## Task
Using the listing below, report all lines holding the word "chart".

## Data shown
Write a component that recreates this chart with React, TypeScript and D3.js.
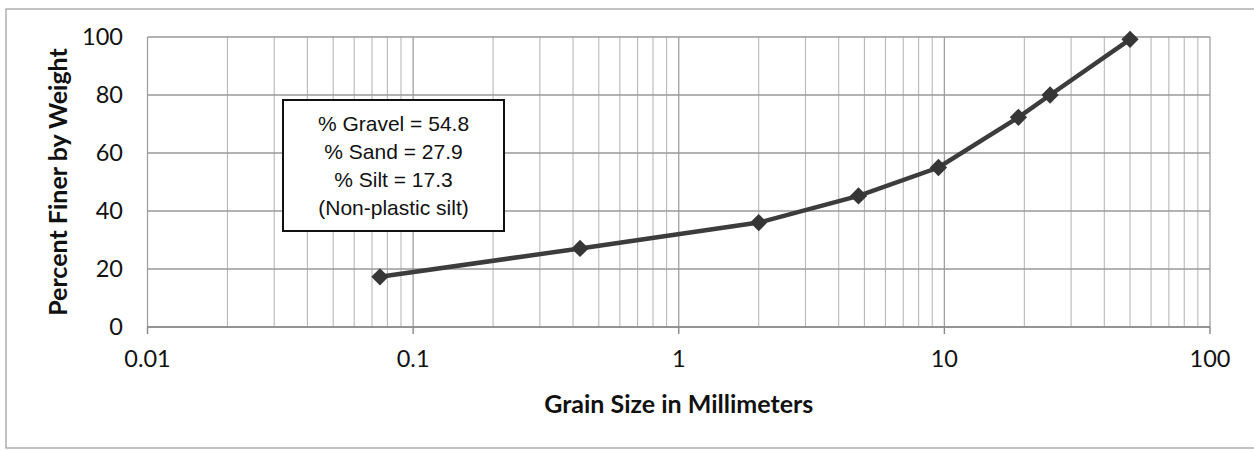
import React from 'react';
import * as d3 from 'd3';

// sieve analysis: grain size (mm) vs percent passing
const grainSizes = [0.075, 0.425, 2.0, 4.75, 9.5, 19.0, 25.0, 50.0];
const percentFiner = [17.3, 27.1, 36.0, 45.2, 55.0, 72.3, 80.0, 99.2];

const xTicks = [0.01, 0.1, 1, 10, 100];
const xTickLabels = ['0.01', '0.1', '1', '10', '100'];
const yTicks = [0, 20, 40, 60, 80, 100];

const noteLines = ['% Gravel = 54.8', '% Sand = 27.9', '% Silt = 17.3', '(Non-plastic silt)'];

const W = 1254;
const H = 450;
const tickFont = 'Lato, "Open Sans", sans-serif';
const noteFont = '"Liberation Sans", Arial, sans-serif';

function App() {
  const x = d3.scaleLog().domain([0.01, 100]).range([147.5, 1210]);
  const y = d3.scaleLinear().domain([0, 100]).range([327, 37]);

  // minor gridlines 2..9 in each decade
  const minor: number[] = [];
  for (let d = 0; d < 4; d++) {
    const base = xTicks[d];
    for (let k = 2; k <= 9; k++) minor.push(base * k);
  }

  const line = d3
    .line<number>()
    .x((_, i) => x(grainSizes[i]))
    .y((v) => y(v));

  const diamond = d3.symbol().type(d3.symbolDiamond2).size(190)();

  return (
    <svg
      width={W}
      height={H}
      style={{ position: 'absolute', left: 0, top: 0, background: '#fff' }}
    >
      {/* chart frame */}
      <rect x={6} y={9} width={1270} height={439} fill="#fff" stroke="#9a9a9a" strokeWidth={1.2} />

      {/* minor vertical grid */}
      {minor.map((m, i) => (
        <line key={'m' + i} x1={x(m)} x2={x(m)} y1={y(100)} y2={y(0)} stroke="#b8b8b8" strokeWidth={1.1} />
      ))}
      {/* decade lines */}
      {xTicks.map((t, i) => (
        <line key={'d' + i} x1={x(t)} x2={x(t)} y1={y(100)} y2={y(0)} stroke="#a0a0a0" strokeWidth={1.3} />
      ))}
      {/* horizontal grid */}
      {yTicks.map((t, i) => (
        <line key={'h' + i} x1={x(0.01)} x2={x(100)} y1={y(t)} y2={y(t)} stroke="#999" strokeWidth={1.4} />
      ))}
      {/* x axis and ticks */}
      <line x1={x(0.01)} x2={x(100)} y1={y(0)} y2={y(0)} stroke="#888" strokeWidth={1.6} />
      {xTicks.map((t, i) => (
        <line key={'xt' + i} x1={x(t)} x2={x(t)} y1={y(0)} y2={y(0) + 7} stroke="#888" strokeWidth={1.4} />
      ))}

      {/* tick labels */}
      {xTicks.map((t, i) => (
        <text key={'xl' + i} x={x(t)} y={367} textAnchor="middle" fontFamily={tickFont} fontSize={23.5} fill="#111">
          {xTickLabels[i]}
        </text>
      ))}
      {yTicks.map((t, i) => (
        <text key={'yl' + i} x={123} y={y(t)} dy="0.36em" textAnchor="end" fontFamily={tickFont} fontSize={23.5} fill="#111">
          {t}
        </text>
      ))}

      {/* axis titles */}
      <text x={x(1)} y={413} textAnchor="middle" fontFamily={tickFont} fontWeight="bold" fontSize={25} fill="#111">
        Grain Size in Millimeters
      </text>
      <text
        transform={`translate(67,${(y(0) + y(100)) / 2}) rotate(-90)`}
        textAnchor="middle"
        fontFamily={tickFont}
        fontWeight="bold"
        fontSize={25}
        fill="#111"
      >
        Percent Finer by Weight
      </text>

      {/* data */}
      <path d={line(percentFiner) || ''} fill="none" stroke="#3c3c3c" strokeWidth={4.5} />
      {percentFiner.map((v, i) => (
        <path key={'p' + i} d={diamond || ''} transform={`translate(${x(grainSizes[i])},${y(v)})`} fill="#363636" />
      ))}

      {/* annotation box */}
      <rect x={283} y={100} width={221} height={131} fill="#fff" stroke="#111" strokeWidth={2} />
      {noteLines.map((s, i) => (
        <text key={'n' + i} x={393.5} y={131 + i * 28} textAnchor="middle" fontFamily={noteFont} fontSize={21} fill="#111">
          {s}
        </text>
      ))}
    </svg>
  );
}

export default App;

## Reply to the exercise
Write a component that recreates this chart with React, TypeScript and D3.js.
      {/* chart frame */}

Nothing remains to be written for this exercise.